C’est dans l’optique d’une « modernisation de la gouvernance, de l’organisation et du fonctionnement des établissements hospitaliers », que le gouvernement du président Alassane Ouattara a prévu de soumettre un projet de loi pour réformer le secteur hospitalier. La proposition, présentée le 13 mars à l’issue d’un Conseil des ministres pour réformer un secteur souvent critiqué pour sa vétusté, ses sous-effectifs ou sa désorganisation, indigne certains professionnels.
« C’est un scandale ! », s’est écrié Ange Olivier Grah, magistrat en exil et président du conseil d’administration de la Mutuelle de la grande famille judiciaire et responsable du pôle des experts de la mutualité ivoirienne. Pour lui, il ne fait l’ombre d’aucun doute : « On passe d’une politique où des soins gratuits nous étaient promis, à une autre qui va entraîner nécessairement un renchérissement des frais hospitaliers et médicaux car des (acquéreurs) privés ne s’investissent pas dans une activité sans perspectives de bénéfices ».
Privatisation du service public ?
De fait, la nouvelle réforme hospitalière – qui doit d’abord être validée par le Parlement – prévoit des signatures de contrats de concession en faveur du privé. Selon l’article 36 du projet de loi, « le service public hospitalier est assuré par les établissements publics hospitaliers (EPH), les établissements hospitaliers militaires et paramilitaires (EHMP) et les établissements hospitaliers privés (EHP) qui participent au service public ».
Non, les CHU ne seront pas privatisés
Cette disposition a vite été interprétée par certains médias et une partie de l’opinion publique comme une volonté de privatiser le service public de la santé, à l’instar du secteur de l’électricité. « Non, les Centres hospitaliers et universitaires (CHU) ne seront pas privatisés, a certifié dans un communiqué Eugène Aka Aouélé, ministre de la Santé et de l’Hygiène publique.
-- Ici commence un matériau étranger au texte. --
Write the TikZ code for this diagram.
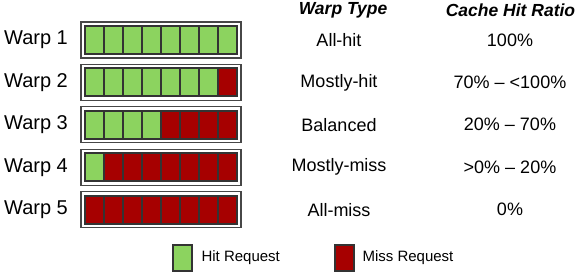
\documentclass[tikz,border=0pt]{standalone}
\usepackage{fontspec}
\setmainfont{Liberation Sans}
\usetikzlibrary{positioning}
\definecolor{hitgreen}{HTML}{8CD35F}
\definecolor{missred}{HTML}{A60000}
\definecolor{cellline}{HTML}{333333}

\begin{document}
\begin{tikzpicture}[x=1pt, y=-1pt,
    warpbox/.style={draw=cellline!90, line width=1.3pt, minimum width=160pt, minimum height=36pt, inner sep=0pt},
    cell/.style={draw=cellline, line width=2pt, minimum width=19pt, minimum height=28pt, inner sep=0pt},
    lbl/.style={font=\fontsize{20}{24}\selectfont},
    txt/.style={font=\fontsize{18}{22}\selectfont},
    head/.style={font=\fontsize{17.5}{21}\selectfont\bfseries\itshape},
    legend/.style={font=\fontsize{15}{18}\selectfont, anchor=west}
  ]
    \useasboundingbox (0,0) rectangle (581,273);

    % column headers
    \node[head] (typehead) at (343,10) {Warp Type};
    \node[head] (ratiohead) at (510.5,10) {Cache Hit Ratio};

    % one row per warp: label, request cells, type, hit ratio
    \foreach \i/\nhit/\type/\ratio in {1/8/All-hit/100\%, 2/7/Mostly-hit/{70\% -- <100\%},
        3/4/Balanced/{20\% -- 70\%}, 4/1/Mostly-miss/{>0\% -- 20\%}, 5/0/All-miss/0\%} {
      \pgfmathsetmacro\yc{40+42.4*(\i-1)}
      \node[lbl] (warp\i) at (36,\yc) {Warp \i};
      \node[warpbox] (box\i) at (161,\yc) {};
      \foreach \j in {1,...,8} {
        \ifnum\j>\nhit \def\cc{missred}\else \def\cc{hitgreen}\fi
        \node[cell, fill=\cc] (c\i-\j) at ({94.5+19*(\j-1)},\yc) {};
      }
      \node[txt] (type\i) at (339,\yc) {\type};
      \node[txt] (ratio\i) at (510,\yc) {\ratio};
    }

    % legend
    \node[cell, minimum height=26pt, fill=hitgreen] (hitkey) at (182.5,258) {};
    \node[legend] (hittext) at (198,258) {Hit Request};
    \node[cell, minimum height=26pt, fill=missred] (misskey) at (344.5,258) {};
    \node[legend] (misstext) at (359,258) {Miss Request};
  \end{tikzpicture}
\end{document}
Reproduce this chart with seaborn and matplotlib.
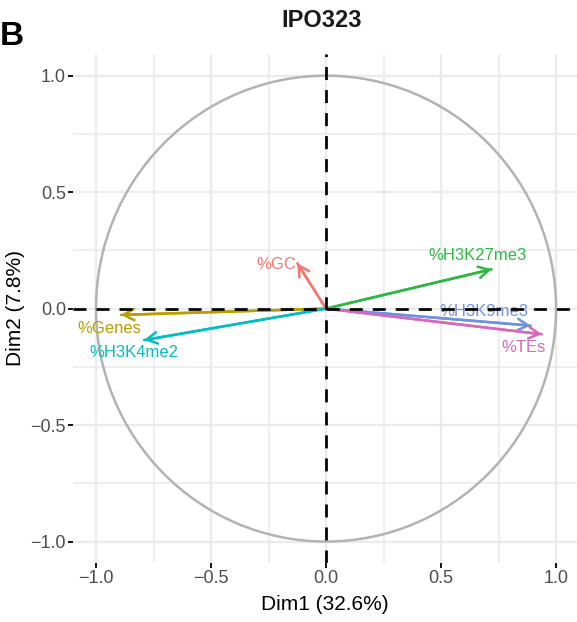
import numpy as np
import pandas as pd
import matplotlib
matplotlib.use("Agg")
import matplotlib.pyplot as plt
from matplotlib.patches import Circle
import seaborn as sns

# ---- data ----
variables = ["%GC", "%Genes", "%H3K27me3", "%H3K4me2", "%H3K9me3", "%TEs"]
dim1 = [-0.125, -0.891, 0.720, -0.791, 0.890, 0.938]
dim2 = [0.195, -0.027, 0.169, -0.135, -0.073, -0.110]
colors = ["#F8766D", "#B79F00", "#2DB844", "#00BFC4", "#6E93DE", "#D868BE"]
title = "IPO323"
panel_tag = "B"
xlab = "Dim1 (32.6%)"
ylab = "Dim2 (7.8%)"
ticks = [-1.0, -0.5, 0.0, 0.5, 1.0]
tick_labels = ["\u22121.0", "\u22120.5", "0.0", "0.5", "1.0"]
minor_ticks = [-0.75, -0.25, 0.25, 0.75]

# label placement (layout, repel-like offsets)
label_x = [-0.217, -0.94, 0.66, -0.835, 0.687, 0.857]
label_y = [0.19, -0.087, 0.23, -0.189, -0.013, -0.165]

sns.set_theme(style="white")
plt.rcParams["font.family"] = ["Liberation Sans", "DejaVu Sans"]

fig = plt.figure(figsize=(5.77, 6.22), dpi=100)
ax = fig.add_axes([73 / 577, (622 - 563) / 622, (577 - 73) / 577, (563 - 54) / 622])

palette = dict(zip(variables, colors))

# segments for seaborn shafts
rows = []
for v, x, y in zip(variables, dim1, dim2):
    rows.append({"var": v, "x": 0.0, "y": 0.0})
    rows.append({"var": v, "x": x, "y": y})
seg = pd.DataFrame(rows)

ax.add_patch(Circle((0, 0), 1.0, fill=False, edgecolor="#B3B3B3", lw=1.8, zorder=2))

sns.lineplot(data=seg, x="x", y="y", hue="var", units="var", estimator=None,
             sort=False, palette=palette, legend=False, lw=1.8, ax=ax, zorder=3)

for v, x, y in zip(variables, dim1, dim2):
    ax.annotate("", xy=(x, y), xytext=(0, 0),
                arrowprops=dict(arrowstyle="->,head_length=0.42,head_width=0.23",
                                color=palette[v], lw=1.8, mutation_scale=18,
                                shrinkA=0, shrinkB=0),
                zorder=3)

for v, lx, ly in zip(variables, label_x, label_y):
    ax.text(lx, ly, v, color=palette[v], ha="center", va="center", fontsize=12, zorder=4)

ax.axhline(0, color="black", lw=1.95, ls=(0, (4.8, 3.7)), zorder=5)
ax.axvline(0, color="black", lw=1.95, ls=(0, (4.8, 3.7)), zorder=5)

ax.set_xlim(-1.1, 1.091)
ax.set_ylim(-1.092, 1.093)
ax.set_xticks(ticks)
ax.set_yticks(ticks)
ax.set_xticks(minor_ticks, minor=True)
ax.set_yticks(minor_ticks, minor=True)
ax.set_xticklabels(tick_labels)
ax.set_yticklabels(tick_labels)
ax.grid(which="major", color="#EBEBEB", lw=1.6)
ax.grid(which="minor", color="#EBEBEB", lw=1.2)
ax.set_axisbelow(True)
ax.tick_params(which="major", length=3.5, width=1.3, color="black",
               labelsize=13, labelcolor="#4D4D4D", pad=1.5,
               bottom=True, left=True)
ax.tick_params(which="minor", length=0)
for s in ax.spines.values():
    s.set_visible(False)

ax.set_xlabel(xlab, fontsize=15, color="black", labelpad=6)
ax.set_ylabel(ylab, fontsize=15, color="black", labelpad=4)

fig.text(322 / 577, 1 - 27 / 622, title, ha="center", va="baseline",
         fontsize=17, fontweight="bold", color="#1A1A1A")
fig.text(0.0, 1 - 45 / 622, panel_tag, ha="left", va="baseline",
         fontsize=24, fontweight="bold", color="black")

fig.savefig("out.png", dpi=100)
Il n’est nullement question de privatisation des structures de santé publiques mais d’un nouveau mode de gestion pour se conformer aux normes pour une offre de soins de qualité ».
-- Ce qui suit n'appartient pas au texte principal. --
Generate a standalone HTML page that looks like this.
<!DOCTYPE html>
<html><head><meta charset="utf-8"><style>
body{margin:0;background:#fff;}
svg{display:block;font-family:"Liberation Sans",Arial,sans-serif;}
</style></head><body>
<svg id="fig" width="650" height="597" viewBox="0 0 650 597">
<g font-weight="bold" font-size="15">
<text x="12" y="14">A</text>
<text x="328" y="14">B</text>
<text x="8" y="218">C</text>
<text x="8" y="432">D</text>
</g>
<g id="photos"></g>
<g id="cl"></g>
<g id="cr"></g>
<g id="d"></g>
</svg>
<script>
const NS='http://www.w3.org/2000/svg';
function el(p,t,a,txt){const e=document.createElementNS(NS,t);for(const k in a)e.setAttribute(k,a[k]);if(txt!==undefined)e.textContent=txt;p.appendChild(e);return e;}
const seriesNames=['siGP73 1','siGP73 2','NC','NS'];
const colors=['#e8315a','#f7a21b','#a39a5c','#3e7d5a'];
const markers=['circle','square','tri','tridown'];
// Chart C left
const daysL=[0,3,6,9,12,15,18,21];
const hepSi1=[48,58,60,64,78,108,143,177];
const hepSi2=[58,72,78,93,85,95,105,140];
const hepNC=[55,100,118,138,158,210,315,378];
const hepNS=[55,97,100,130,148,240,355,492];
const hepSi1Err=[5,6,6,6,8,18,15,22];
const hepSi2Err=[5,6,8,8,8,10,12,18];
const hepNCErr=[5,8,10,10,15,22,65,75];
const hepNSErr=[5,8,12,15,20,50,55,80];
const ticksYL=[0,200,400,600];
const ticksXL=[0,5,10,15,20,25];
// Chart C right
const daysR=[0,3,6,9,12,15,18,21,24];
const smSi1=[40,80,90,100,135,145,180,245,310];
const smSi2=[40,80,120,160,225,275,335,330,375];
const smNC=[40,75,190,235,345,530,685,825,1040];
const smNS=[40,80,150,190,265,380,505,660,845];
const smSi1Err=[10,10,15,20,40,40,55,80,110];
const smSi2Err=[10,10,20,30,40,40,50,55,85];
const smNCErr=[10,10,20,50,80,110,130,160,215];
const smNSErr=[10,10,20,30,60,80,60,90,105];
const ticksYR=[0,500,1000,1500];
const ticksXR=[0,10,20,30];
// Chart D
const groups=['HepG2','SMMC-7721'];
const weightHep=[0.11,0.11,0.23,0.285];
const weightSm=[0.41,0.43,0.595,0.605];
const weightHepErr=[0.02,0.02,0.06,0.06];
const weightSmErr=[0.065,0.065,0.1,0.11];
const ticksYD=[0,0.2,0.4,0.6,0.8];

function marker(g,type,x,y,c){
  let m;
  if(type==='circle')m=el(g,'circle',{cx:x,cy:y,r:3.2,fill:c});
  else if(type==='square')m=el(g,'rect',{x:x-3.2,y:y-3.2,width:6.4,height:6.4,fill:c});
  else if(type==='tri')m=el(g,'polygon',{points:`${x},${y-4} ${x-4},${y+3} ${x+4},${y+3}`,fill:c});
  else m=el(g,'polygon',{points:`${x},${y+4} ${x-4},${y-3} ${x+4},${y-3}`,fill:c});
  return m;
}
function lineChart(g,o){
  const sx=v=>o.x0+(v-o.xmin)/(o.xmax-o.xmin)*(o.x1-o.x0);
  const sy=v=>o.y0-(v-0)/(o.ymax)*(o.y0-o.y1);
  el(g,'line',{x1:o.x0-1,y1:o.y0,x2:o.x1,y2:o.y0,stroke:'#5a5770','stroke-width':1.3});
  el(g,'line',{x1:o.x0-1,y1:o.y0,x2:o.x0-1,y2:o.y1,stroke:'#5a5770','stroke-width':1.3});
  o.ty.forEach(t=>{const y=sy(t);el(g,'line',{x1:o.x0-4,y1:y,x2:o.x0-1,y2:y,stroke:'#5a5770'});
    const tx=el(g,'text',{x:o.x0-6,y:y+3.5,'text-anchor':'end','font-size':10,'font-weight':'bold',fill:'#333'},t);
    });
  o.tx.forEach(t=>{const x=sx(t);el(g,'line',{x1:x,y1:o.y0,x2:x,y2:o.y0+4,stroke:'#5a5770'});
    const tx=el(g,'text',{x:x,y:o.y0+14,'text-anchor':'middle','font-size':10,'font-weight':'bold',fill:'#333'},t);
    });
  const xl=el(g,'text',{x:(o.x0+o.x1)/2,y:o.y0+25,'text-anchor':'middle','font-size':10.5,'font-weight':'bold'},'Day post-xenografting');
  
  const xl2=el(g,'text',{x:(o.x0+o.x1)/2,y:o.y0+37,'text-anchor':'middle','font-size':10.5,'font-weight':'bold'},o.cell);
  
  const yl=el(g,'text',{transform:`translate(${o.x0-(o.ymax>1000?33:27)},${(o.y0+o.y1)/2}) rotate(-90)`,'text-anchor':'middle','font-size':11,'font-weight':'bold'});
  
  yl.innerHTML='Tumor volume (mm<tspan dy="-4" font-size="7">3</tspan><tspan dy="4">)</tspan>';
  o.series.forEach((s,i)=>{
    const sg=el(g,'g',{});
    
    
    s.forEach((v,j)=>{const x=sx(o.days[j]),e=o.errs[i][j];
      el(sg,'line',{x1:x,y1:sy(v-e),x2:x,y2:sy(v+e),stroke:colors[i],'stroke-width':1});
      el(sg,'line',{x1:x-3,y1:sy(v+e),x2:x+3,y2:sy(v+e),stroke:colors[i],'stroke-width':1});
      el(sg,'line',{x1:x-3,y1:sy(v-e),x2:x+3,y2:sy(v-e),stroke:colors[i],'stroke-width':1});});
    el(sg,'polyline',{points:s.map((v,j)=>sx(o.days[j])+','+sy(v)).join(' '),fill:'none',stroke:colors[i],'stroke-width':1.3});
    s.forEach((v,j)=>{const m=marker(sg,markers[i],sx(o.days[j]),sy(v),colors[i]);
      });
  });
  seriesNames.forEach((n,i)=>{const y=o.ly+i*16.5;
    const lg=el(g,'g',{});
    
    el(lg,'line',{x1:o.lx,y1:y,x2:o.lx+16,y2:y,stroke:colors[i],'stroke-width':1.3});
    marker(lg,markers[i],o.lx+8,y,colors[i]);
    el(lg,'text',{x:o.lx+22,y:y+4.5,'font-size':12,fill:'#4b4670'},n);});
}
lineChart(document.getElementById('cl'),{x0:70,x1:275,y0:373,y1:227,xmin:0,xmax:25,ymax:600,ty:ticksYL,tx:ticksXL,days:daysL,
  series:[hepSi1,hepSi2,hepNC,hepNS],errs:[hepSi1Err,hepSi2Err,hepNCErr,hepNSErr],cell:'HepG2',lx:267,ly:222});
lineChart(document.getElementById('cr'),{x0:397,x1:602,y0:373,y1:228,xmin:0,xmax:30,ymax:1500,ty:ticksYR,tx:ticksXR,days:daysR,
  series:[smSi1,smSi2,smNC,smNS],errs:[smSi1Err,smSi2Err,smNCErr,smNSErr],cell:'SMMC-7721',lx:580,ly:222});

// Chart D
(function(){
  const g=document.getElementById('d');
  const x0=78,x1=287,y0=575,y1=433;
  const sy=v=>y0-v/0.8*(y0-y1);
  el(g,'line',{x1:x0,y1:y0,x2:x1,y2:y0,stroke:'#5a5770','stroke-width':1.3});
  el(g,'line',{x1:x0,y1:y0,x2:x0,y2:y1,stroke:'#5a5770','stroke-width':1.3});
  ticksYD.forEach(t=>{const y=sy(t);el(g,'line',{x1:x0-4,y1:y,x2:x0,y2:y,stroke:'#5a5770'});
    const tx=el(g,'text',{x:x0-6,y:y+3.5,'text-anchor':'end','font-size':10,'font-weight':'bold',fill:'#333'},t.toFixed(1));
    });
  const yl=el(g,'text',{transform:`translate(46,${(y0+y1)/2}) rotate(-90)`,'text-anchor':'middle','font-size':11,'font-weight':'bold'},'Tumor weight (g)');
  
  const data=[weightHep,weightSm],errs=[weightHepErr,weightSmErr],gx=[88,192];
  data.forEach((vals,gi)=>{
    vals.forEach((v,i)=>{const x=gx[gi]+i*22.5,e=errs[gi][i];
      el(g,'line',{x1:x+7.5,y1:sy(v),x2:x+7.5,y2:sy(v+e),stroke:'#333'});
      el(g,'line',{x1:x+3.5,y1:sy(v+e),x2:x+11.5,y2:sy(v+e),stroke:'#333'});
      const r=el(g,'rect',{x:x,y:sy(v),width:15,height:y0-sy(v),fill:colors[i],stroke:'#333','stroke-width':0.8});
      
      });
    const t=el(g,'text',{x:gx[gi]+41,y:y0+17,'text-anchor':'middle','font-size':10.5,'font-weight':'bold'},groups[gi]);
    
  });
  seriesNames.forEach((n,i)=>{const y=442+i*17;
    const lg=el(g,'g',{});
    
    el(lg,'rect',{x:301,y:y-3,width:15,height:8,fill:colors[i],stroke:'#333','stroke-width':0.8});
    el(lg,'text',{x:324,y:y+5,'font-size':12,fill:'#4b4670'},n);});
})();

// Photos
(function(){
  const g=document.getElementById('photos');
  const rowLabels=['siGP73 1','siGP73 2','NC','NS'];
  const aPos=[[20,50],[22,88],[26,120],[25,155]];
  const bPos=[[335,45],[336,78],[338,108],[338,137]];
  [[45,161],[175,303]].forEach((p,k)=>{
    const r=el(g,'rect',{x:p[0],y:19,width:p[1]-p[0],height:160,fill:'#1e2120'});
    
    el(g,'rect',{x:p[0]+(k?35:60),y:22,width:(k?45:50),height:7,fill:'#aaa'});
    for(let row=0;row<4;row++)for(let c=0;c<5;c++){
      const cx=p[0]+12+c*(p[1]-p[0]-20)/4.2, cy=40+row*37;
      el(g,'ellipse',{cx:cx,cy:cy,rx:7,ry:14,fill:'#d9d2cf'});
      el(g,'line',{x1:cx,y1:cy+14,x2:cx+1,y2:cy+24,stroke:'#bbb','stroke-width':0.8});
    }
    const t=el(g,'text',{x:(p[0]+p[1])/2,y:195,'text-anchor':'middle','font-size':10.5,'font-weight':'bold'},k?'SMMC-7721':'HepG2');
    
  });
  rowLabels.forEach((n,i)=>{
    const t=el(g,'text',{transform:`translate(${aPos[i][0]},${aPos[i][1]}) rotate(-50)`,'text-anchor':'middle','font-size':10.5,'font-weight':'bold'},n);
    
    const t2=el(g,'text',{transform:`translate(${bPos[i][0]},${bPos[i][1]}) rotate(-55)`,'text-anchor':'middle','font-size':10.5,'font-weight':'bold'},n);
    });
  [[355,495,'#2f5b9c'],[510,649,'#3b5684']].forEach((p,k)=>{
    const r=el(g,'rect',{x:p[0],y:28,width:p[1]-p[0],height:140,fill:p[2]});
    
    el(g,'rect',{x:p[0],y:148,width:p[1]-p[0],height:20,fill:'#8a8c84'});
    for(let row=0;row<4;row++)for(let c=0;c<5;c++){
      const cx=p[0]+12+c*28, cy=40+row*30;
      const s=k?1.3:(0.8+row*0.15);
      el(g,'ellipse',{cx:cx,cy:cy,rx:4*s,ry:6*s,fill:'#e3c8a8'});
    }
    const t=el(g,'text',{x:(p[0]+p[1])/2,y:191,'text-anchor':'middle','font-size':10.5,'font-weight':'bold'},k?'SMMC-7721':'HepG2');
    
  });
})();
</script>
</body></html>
Une réforme nécessaire pour certains
Le gouvernement n’a pas que des pourfendeurs. Parmi ceux qui soutiennent cette réforme, Diahou Bertin N’Guessan, un docteur en biologie moléculaire des plantes. Habitué des centres hospitaliers publics et confronté à leurs limites, ce médecin praticien est convaincu du bien-fondé de la réforme. « Pour avoir pratiqué notre système hospitalier public, celui du CHU de Yopougon (Abidjan) en l’occurrence, j’en suis arrivé à la conclusion selon laquelle il faut soit le fermer, soit le réhabiliter, soit le privatiser », explique-t-il.
Bien que le débat sur le projet de réforme hospitalière soit focalisé sur la « privatisation » supposée des principaux centres hospitaliers, il ne demeure pas moins que celui-ci traite d’autres aspects, comme la médecine traditionnelle, dans un pays où « le droit à un accès aux services de santé » est constitutionnel et où « 80% de la population – particulièrement en milieu rural – a recours à la médecine traditionnelle », selon une étude menée conjointement par Human Dignity, le Mouvement ivoirien des droits humains (MIDH) et la Clinique de droit de l’Institut d’études politiques de Paris (Sciences Po).
Dans la réforme proposée par le gouvernement, une section est consacrée à la « coopération avec la médecine traditionnelle et autres soins alternatifs ». L’article 35 indique que « les établissements publics hospitaliers collaborent avec les praticiens de la médecine traditionnelle et autres professionnels de soins alternatifs autorisés ».
En début d’année, le président Alassane Ouattara a annoncé un vaste programme de construction, de réhabilitation et d’équipement d’une cinquantaine d’établissements hospitaliers et de 600 centres de santé. La Couverture maladie universelle (CMU) lancée depuis décembre 2014, devrait débuter ses prestations le 1er juillet 2019 après plusieurs reports.